Pick out the lines containing "this".

(Records with drawing code)
════════
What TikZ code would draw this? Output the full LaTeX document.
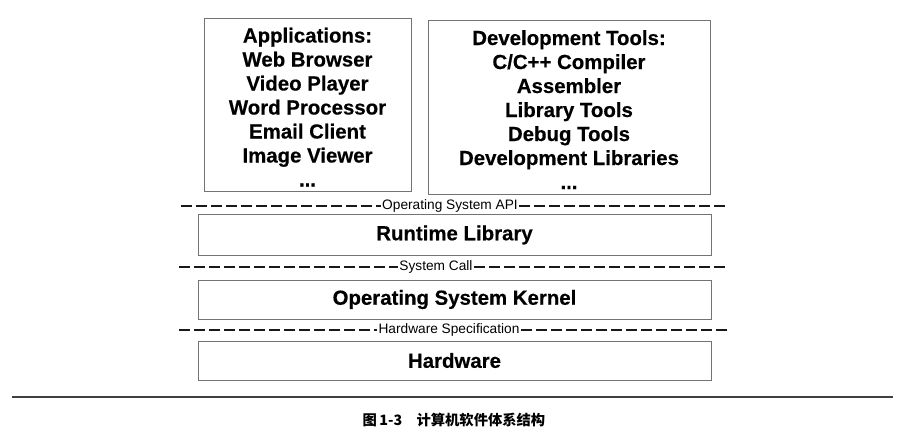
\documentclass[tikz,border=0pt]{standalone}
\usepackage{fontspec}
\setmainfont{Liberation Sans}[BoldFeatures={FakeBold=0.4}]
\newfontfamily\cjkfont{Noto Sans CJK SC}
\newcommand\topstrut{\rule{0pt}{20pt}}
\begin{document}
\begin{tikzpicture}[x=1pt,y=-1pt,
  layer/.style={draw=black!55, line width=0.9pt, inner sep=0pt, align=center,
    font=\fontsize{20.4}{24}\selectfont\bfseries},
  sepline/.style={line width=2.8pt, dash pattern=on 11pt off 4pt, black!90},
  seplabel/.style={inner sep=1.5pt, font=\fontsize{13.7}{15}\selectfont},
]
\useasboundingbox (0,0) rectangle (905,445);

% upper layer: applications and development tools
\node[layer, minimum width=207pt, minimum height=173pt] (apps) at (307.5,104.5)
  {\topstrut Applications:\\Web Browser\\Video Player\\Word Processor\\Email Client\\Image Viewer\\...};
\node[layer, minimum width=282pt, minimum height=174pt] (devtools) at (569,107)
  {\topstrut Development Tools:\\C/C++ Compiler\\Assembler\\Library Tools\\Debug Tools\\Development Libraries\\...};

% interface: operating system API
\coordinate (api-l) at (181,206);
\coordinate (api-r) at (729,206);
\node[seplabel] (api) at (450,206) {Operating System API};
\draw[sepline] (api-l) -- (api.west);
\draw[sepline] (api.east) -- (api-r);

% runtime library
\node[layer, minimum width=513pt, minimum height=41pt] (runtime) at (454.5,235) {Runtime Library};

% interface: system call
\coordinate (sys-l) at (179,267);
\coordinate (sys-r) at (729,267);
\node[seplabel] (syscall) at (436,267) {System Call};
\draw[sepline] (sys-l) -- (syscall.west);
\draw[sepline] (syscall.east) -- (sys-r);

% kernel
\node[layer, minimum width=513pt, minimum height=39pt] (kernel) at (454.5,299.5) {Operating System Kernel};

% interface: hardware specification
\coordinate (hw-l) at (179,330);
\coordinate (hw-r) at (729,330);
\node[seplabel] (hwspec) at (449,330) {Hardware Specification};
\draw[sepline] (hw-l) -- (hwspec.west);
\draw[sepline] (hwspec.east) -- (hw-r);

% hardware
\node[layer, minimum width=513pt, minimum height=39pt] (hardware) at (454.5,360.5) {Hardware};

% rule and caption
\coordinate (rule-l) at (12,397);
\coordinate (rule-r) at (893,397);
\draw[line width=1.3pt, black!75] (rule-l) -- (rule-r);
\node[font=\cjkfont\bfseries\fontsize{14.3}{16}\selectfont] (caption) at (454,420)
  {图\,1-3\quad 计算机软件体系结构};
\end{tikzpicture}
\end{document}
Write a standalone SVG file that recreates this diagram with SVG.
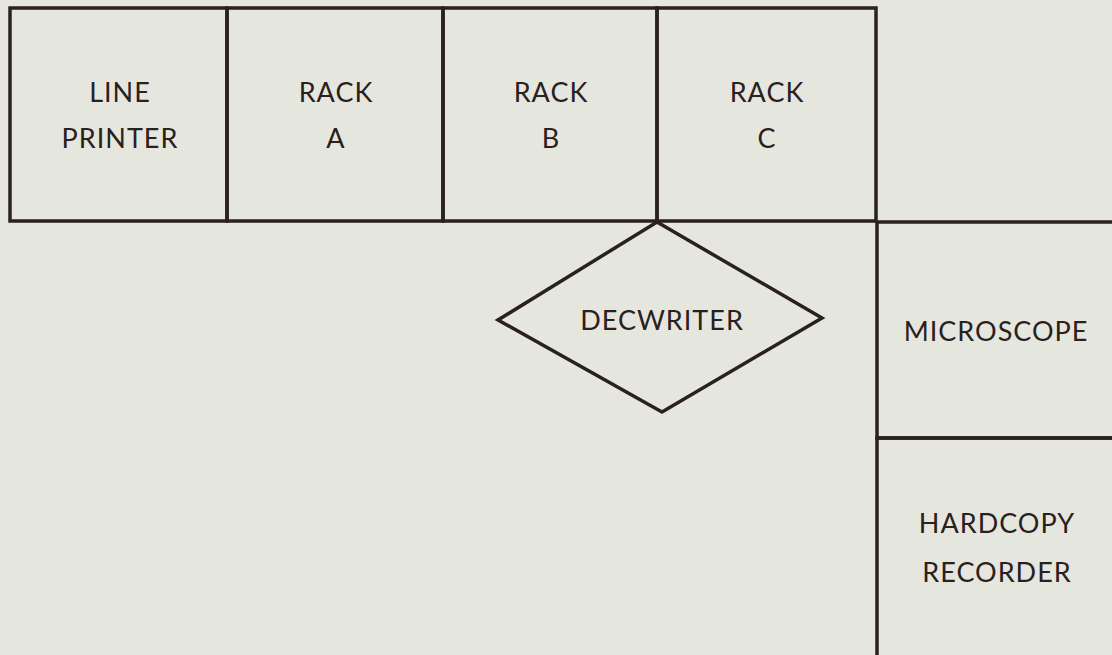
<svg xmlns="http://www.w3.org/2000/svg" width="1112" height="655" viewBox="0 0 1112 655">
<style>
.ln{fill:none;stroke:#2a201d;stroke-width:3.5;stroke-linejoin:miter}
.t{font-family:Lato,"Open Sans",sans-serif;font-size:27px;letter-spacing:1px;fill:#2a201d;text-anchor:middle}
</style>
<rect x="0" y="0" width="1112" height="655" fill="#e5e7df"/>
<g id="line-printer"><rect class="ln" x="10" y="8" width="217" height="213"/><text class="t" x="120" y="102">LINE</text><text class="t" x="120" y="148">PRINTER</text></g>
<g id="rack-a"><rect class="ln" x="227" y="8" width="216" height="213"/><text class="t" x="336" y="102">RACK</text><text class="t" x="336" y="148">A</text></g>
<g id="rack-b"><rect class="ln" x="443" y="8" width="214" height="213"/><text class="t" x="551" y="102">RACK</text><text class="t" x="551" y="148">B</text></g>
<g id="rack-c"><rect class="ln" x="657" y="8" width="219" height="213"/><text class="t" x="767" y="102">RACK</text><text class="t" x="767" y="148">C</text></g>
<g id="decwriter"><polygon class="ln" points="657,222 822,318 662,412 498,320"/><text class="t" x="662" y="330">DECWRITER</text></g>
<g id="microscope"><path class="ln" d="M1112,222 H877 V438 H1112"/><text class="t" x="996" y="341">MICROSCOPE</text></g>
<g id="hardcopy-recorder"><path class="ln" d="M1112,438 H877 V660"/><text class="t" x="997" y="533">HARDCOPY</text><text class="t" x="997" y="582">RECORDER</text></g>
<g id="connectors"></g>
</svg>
════════
- _Written reply_
What TikZ code would draw this? Output the full LaTeX document.
Write a standalone SVG file that recreates this diagram with SVG.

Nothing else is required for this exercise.